▶ **To be done**: Quote, verbatim, all material below, without pictures.

— BEGIN Dataset section —

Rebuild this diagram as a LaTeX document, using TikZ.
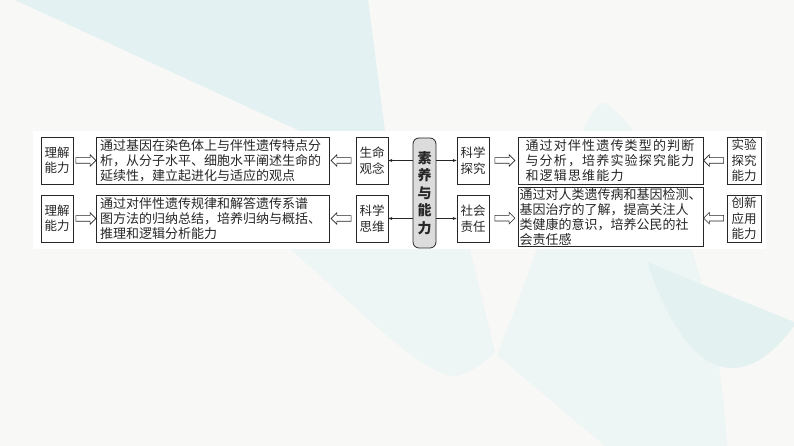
\documentclass[tikz,border=0pt]{standalone}
\usepackage{fontspec}
\setmainfont{Noto Sans CJK SC}
\usetikzlibrary{positioning,arrows.meta,shapes.arrows}
\usepackage{xcolor}
\definecolor{paper}{HTML}{F8F8F7}
\definecolor{washA}{HTML}{E3F1F2}
\definecolor{washB}{HTML}{EDF5F5}
\definecolor{washC}{HTML}{E3F1F1}
\definecolor{ink}{HTML}{262626}
\definecolor{corefill}{HTML}{DCDCDC}

\begin{document}
\begin{tikzpicture}[x=1pt,y=-1pt,
    abil/.style={draw=ink, line width=0.8pt, minimum width=32pt, minimum height=47pt,
        inner sep=0pt, align=center, text=ink, font=\fontsize{12.5}{15.5}\selectfont},
    txtbox/.style={draw=ink, line width=0.8pt, minimum height=47pt, inner xsep=4pt,
        inner ysep=1pt, align=left, text=ink, font=\fontsize{13}{15}\selectfont},
    core/.style={draw=ink, line width=0.8pt, fill=corefill, rounded corners=6pt,
        minimum width=23pt, minimum height=110pt, inner sep=0pt, align=center,
        text=ink, font=\bfseries\fontsize{14}{17.5}\selectfont},
    hollow/.style={single arrow, draw=ink, line width=0.6pt, fill=white,
        minimum height=20pt, inner sep=2.5pt, single arrow head extend=3pt},
    link/.style={-{Stealth[length=4pt,width=3pt]}, line width=0.5pt, draw=ink}]
    \useasboundingbox (0,0) rectangle (794,446);

    % slide background
    \fill[paper] (0,0) rectangle (794,446);
    \fill[washA] (15,0) -- (368,0) -- (385,131) -- (300,131) -- cycle;
    \fill[washB] (290,249) .. controls (350,300) and (430,385) .. (460,375)
        .. controls (475,370) and (485,362) .. (495,352) -- (470,249) -- cycle;
    \fill[washB] (497,355) .. controls (540,250) and (585,100) .. (603,103)
        .. controls (630,110) and (715,230) .. (727,446) -- (605,446) -- cycle;
    \fill[washC] (647,262) .. controls (670,330) and (700,370) .. (735,368)
        .. controls (760,366) and (780,345) .. (794,326) -- (794,322) -- cycle;
    \fill[white] (33,131) rectangle (766,249);

    % centre
    \node[core] (core) at (424.5,193) {素\\养\\与\\能\\力};

    % left half
    \node[abil] (gn) at (372,160.5) {生命\\观念};
    \node[abil] (kx) at (372,218.5) {科学\\思维};
    \node[txtbox, text width=225pt] (gnt) at (212.5,160.5)
        {通过基因在染色体上与伴性遗传特点分\\析，从分子水平、细胞水平阐述生命的\\延续性，建立起进化与适应的观点};
    \node[txtbox, text width=225pt] (kxt) at (212.5,218.5)
        {通过对伴性遗传规律和解答遗传系谱\\图方法的归纳总结，培养归纳与概括、\\推理和逻辑分析能力};
    \node[abil] (lj1) at (57,160.5) {理解\\能力};
    \node[abil] (lj2) at (57,218.5) {理解\\能力};

    % right half
    \node[abil] (tj) at (473,160.5) {科学\\探究};
    \node[abil] (zr) at (473,218.5) {社会\\责任};
    \node[txtbox, text width=170pt, inner xsep=7.5pt] (tjt) at (610.5,160.5)
        {\addfontfeature{LetterSpace=9}通过对伴性遗传类型的判断\\与分析，培养实验探究能力\\和逻辑思维能力};
    \node[txtbox, text width=182pt, inner xsep=1.5pt, minimum height=58pt] (zrt) at (610.5,217)
        {通过对人类遗传病和基因检测、\\基因治疗的了解，提高关注人\\类健康的意识，培养公民的社\\会责任感};
    \node[abil, minimum width=34pt] (sy) at (744,160.5) {实验\\探究\\能力};
    \node[abil, minimum width=34pt] (cx) at (744,218.5) {创新\\应用\\能力};

    % connectors
    \draw[link] (core.west |- gn.east) -- (gn.east);
    \draw[link] (core.west |- kx.east) -- (kx.east);
    \draw[link] (core.east |- tj.west) -- (tj.west);
    \draw[link] (core.east |- zr.west) -- (zr.west);

    \path (lj1) -- node[hollow] (h1) {} (gnt);
    \path (lj2) -- node[hollow] (h2) {} (kxt);
    \path (gnt) -- node[hollow, shape border rotate=180] (h3) {} (gn);
    \path (kxt) -- node[hollow, shape border rotate=180] (h4) {} (kx);
    \path (tj) -- node[hollow] (h5) {} (tjt);
    \path (zr) -- node[hollow] (h6) {} (zrt);
    \path (tjt) -- node[hollow, shape border rotate=180] (h7) {} (sy);
    \path (zrt) -- node[hollow, shape border rotate=180] (h8) {} (cx);
\end{tikzpicture}
\end{document}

— END Dataset section —

▶ **The output**:
Rebuild this diagram as a LaTeX document, using TikZ.
\documentclass[tikz,border=0pt]{standalone}
\usepackage{fontspec}
\setmainfont{Noto Sans CJK SC}
\usetikzlibrary{positioning,arrows.meta,shapes.arrows}
\usepackage{xcolor}
\definecolor{paper}{HTML}{F8F8F7}
\definecolor{washA}{HTML}{E3F1F2}
\definecolor{washB}{HTML}{EDF5F5}
\definecolor{washC}{HTML}{E3F1F1}
\definecolor{ink}{HTML}{262626}
\definecolor{corefill}{HTML}{DCDCDC}

\begin{document}
\begin{tikzpicture}[x=1pt,y=-1pt,
    abil/.style={draw=ink, line width=0.8pt, minimum width=32pt, minimum height=47pt,
        inner sep=0pt, align=center, text=ink, font=\fontsize{12.5}{15.5}\selectfont},
    txtbox/.style={draw=ink, line width=0.8pt, minimum height=47pt, inner xsep=4pt,
        inner ysep=1pt, align=left, text=ink, font=\fontsize{13}{15}\selectfont},
    core/.style={draw=ink, line width=0.8pt, fill=corefill, rounded corners=6pt,
        minimum width=23pt, minimum height=110pt, inner sep=0pt, align=center,
        text=ink, font=\bfseries\fontsize{14}{17.5}\selectfont},
    hollow/.style={single arrow, draw=ink, line width=0.6pt, fill=white,
        minimum height=20pt, inner sep=2.5pt, single arrow head extend=3pt},
    link/.style={-{Stealth[length=4pt,width=3pt]}, line width=0.5pt, draw=ink}]
    \useasboundingbox (0,0) rectangle (794,446);

    % slide background
    \fill[paper] (0,0) rectangle (794,446);
    \fill[washA] (15,0) -- (368,0) -- (385,131) -- (300,131) -- cycle;
    \fill[washB] (290,249) .. controls (350,300) and (430,385) .. (460,375)
        .. controls (475,370) and (485,362) .. (495,352) -- (470,249) -- cycle;
    \fill[washB] (497,355) .. controls (540,250) and (585,100) .. (603,103)
        .. controls (630,110) and (715,230) .. (727,446) -- (605,446) -- cycle;
    \fill[washC] (647,262) .. controls (670,330) and (700,370) .. (735,368)
        .. controls (760,366) and (780,345) .. (794,326) -- (794,322) -- cycle;
    \fill[white] (33,131) rectangle (766,249);

    % centre
    \node[core] (core) at (424.5,193) {素\\养\\与\\能\\力};

    % left half
    \node[abil] (gn) at (372,160.5) {生命\\观念};
    \node[abil] (kx) at (372,218.5) {科学\\思维};
    \node[txtbox, text width=225pt] (gnt) at (212.5,160.5)
        {通过基因在染色体上与伴性遗传特点分\\析，从分子水平、细胞水平阐述生命的\\延续性，建立起进化与适应的观点};
    \node[txtbox, text width=225pt] (kxt) at (212.5,218.5)
        {通过对伴性遗传规律和解答遗传系谱\\图方法的归纳总结，培养归纳与概括、\\推理和逻辑分析能力};
    \node[abil] (lj1) at (57,160.5) {理解\\能力};
    \node[abil] (lj2) at (57,218.5) {理解\\能力};

    % right half
    \node[abil] (tj) at (473,160.5) {科学\\探究};
    \node[abil] (zr) at (473,218.5) {社会\\责任};
    \node[txtbox, text width=170pt, inner xsep=7.5pt] (tjt) at (610.5,160.5)
        {\addfontfeature{LetterSpace=9}通过对伴性遗传类型的判断\\与分析，培养实验探究能力\\和逻辑思维能力};
    \node[txtbox, text width=182pt, inner xsep=1.5pt, minimum height=58pt] (zrt) at (610.5,217)
        {通过对人类遗传病和基因检测、\\基因治疗的了解，提高关注人\\类健康的意识，培养公民的社\\会责任感};
    \node[abil, minimum width=34pt] (sy) at (744,160.5) {实验\\探究\\能力};
    \node[abil, minimum width=34pt] (cx) at (744,218.5) {创新\\应用\\能力};

    % connectors
    \draw[link] (core.west |- gn.east) -- (gn.east);
    \draw[link] (core.west |- kx.east) -- (kx.east);
    \draw[link] (core.east |- tj.west) -- (tj.west);
    \draw[link] (core.east |- zr.west) -- (zr.west);

    \path (lj1) -- node[hollow] (h1) {} (gnt);
    \path (lj2) -- node[hollow] (h2) {} (kxt);
    \path (gnt) -- node[hollow, shape border rotate=180] (h3) {} (gn);
    \path (kxt) -- node[hollow, shape border rotate=180] (h4) {} (kx);
    \path (tj) -- node[hollow] (h5) {} (tjt);
    \path (zr) -- node[hollow] (h6) {} (zrt);
    \path (tjt) -- node[hollow, shape border rotate=180] (h7) {} (sy);
    \path (zrt) -- node[hollow, shape border rotate=180] (h8) {} (cx);
\end{tikzpicture}
\end{document}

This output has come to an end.